レポートは1月に世界17カ国・2700人以上を対象に行われ、APACで876人、日本からは203人が回答した。
ランサムウェアについては、調査対象企業の24%が過去12カ月以内に攻撃を受け、そのうちの43%が事業に深刻な影響を受けた。日本でも各項目ともにAPACとほぼ同じ比率を示した。
脅威に対する懸念が高まる一方、オンプレミスとクラウドのハイブリッド環境の常態化により、IT管理者であってもデータ保存場所を把握することが以前より困難になってきている。「完全に把握している」と回答したのは対象企業の56%で、昨年の64%を下回った。
オンプレミスとクラウドでは求められる法規制の対応も異なっており、セキュリティ対策の複雑化につながっている。

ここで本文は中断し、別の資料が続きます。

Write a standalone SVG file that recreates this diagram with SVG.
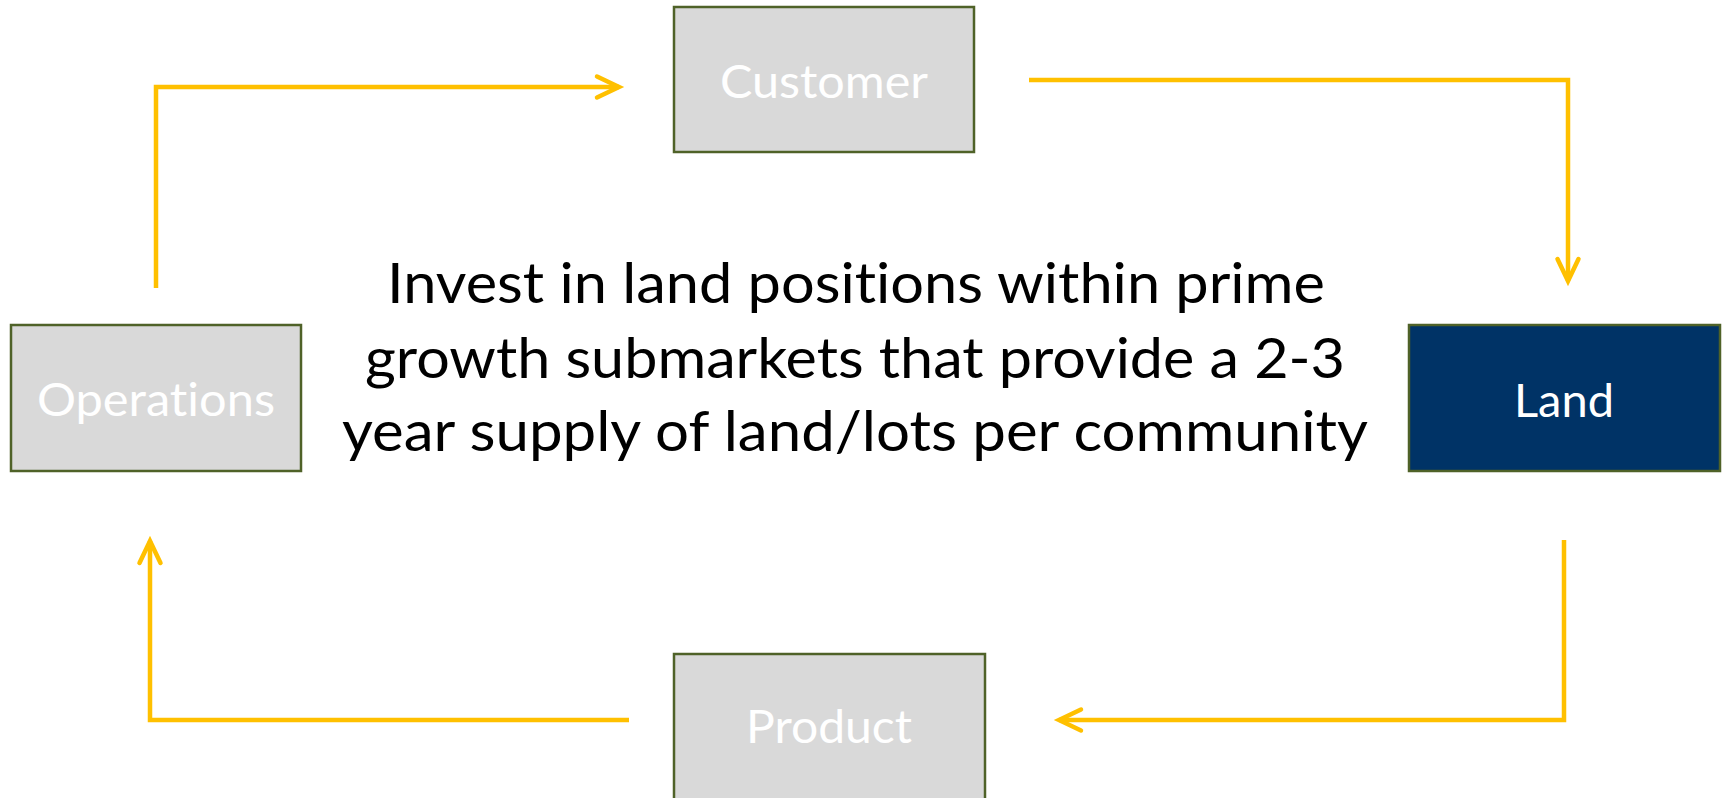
<svg xmlns="http://www.w3.org/2000/svg" width="1725" height="798" viewBox="0 0 1725 798">
<style>
.box{fill:#D9D9D9;stroke:#4F6228;stroke-width:2.5}
.land{fill:#003366;stroke:#4F6228;stroke-width:2.5}
.lbl{font-family:Lato,"Open Sans","Liberation Sans",sans-serif;font-size:47px;fill:#FFFFFF;text-anchor:middle;font-variant-ligatures:none;font-feature-settings:"liga" 0,"dlig" 0}
.main{font-family:Lato,"Open Sans","Liberation Sans",sans-serif;font-size:56px;fill:#000000;text-anchor:middle;font-variant-ligatures:none;font-feature-settings:"liga" 0,"dlig" 0}
.conn{fill:none;stroke:#FFC000;stroke-width:4.5;stroke-linejoin:miter}
</style>
<defs>
<marker id="arr" markerUnits="userSpaceOnUse" viewBox="-30 -16 36 32" refX="0" refY="0" markerWidth="36" markerHeight="32" orient="auto">
<path d="M-22,-10.5 L0,0 L-22,10.5" fill="none" stroke="#FFC000" stroke-width="4.5" stroke-linecap="round" stroke-linejoin="miter"/>
</marker>
</defs>
<rect width="1725" height="798" fill="#FFFFFF"/>
<g id="connectors">
<path class="conn" d="M156,288 L156,87 L619,87" marker-end="url(#arr)"/>
<path class="conn" d="M1029,80 L1568,80 L1568,281" marker-end="url(#arr)"/>
<path class="conn" d="M1564,540 L1564,720 L1059,720" marker-end="url(#arr)"/>
<path class="conn" d="M629,720 L150,720 L150,541" marker-end="url(#arr)"/>
</g>
<g id="customer">
<rect class="box" x="674" y="7" width="300" height="145"/>
<text class="lbl" x="824" y="98" textLength="208" lengthAdjust="spacingAndGlyphs">Customer</text>
</g>
<g id="operations">
<rect class="box" x="11" y="325" width="290" height="146"/>
<text class="lbl" x="156" y="416" textLength="238" lengthAdjust="spacingAndGlyphs">Operations</text>
</g>
<g id="land">
<rect class="land" x="1409" y="325" width="311" height="146"/>
<text class="lbl" x="1564" y="417" textLength="100" lengthAdjust="spacingAndGlyphs">Land</text>
</g>
<g id="product">
<rect class="box" x="674" y="654" width="311" height="150"/>
<text class="lbl" x="829" y="743" textLength="166" lengthAdjust="spacingAndGlyphs">Product</text>
</g>
<g id="center-text">
<text class="main" x="856" y="303" textLength="938" lengthAdjust="spacingAndGlyphs">Invest in land positions within prime</text>
<text class="main" x="855" y="378" textLength="980" lengthAdjust="spacingAndGlyphs">growth submarkets that provide a 2-3</text>
<text class="main" x="855" y="451" textLength="1026" lengthAdjust="spacingAndGlyphs">year supply of land/lots per community</text>
</g>
</svg>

特に大きなリスクとなっているのが、クラウド上の機密データの扱いだ。調査ではクラウド上に保存した機密データの40%以上を暗号化している企業は半数にとどまった。
藤岡 健 本部長
クラウドプロテクション&ライセンシングデータプロテクション事業本部の藤岡健・本部長は、脅威やセキュリティ意識の地域差はなくなっているとする一方、「クラウド上に保存された機密データの暗号化」などでは日本が全体平均を下回っていることにも言及。「欧米に比べて法的な罰則や整備が進んでいない」と要因を挙げ、官民で規制を強化する必要性を訴えた。